Dataset entries:
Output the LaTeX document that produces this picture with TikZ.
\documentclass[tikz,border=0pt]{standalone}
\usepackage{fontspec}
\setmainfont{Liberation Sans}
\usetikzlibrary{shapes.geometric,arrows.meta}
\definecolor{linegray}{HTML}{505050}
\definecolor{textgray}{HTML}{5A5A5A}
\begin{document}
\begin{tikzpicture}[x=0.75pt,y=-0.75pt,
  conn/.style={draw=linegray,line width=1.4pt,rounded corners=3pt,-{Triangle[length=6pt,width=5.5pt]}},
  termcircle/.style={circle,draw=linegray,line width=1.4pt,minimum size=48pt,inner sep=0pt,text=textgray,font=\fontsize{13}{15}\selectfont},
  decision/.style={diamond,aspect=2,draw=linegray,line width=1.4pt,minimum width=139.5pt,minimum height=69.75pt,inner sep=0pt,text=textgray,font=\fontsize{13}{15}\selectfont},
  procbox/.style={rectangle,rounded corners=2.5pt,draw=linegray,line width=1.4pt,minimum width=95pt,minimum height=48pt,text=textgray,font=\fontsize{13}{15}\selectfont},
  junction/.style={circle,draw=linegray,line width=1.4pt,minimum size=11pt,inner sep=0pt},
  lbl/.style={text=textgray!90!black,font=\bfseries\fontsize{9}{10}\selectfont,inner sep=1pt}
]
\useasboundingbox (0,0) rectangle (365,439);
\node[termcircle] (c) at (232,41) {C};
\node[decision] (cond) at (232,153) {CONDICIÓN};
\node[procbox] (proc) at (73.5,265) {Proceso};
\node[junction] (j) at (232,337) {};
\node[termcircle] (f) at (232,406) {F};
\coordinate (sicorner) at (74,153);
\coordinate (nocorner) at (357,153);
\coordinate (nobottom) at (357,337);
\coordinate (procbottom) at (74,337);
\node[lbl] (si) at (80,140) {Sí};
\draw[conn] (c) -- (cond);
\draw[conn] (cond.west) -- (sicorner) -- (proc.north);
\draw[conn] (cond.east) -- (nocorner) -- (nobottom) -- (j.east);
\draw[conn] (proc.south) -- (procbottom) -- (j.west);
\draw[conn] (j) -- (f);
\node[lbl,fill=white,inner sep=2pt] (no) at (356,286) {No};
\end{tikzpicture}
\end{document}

==

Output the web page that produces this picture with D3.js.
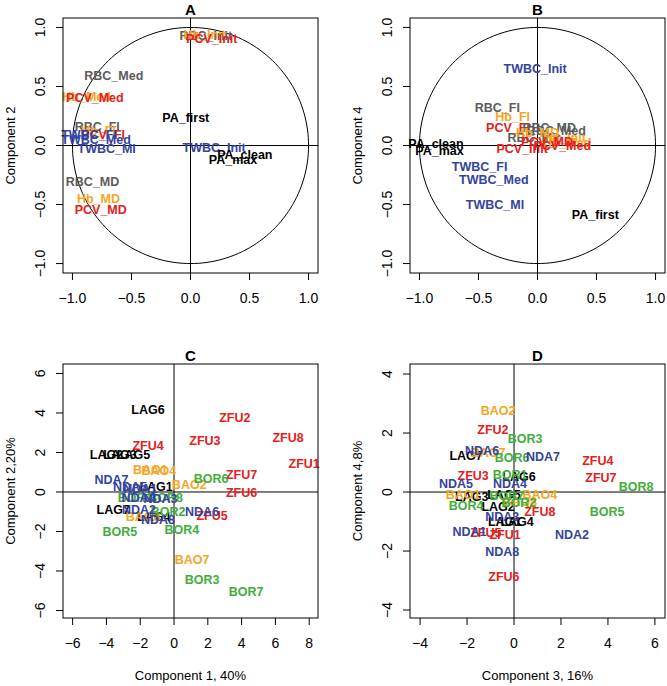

Set task: Look through the entries above for the word "that". Copy every line where it shows up.

Final answer:
Output the LaTeX document that produces this picture with TikZ.
Output the web page that produces this picture with D3.js.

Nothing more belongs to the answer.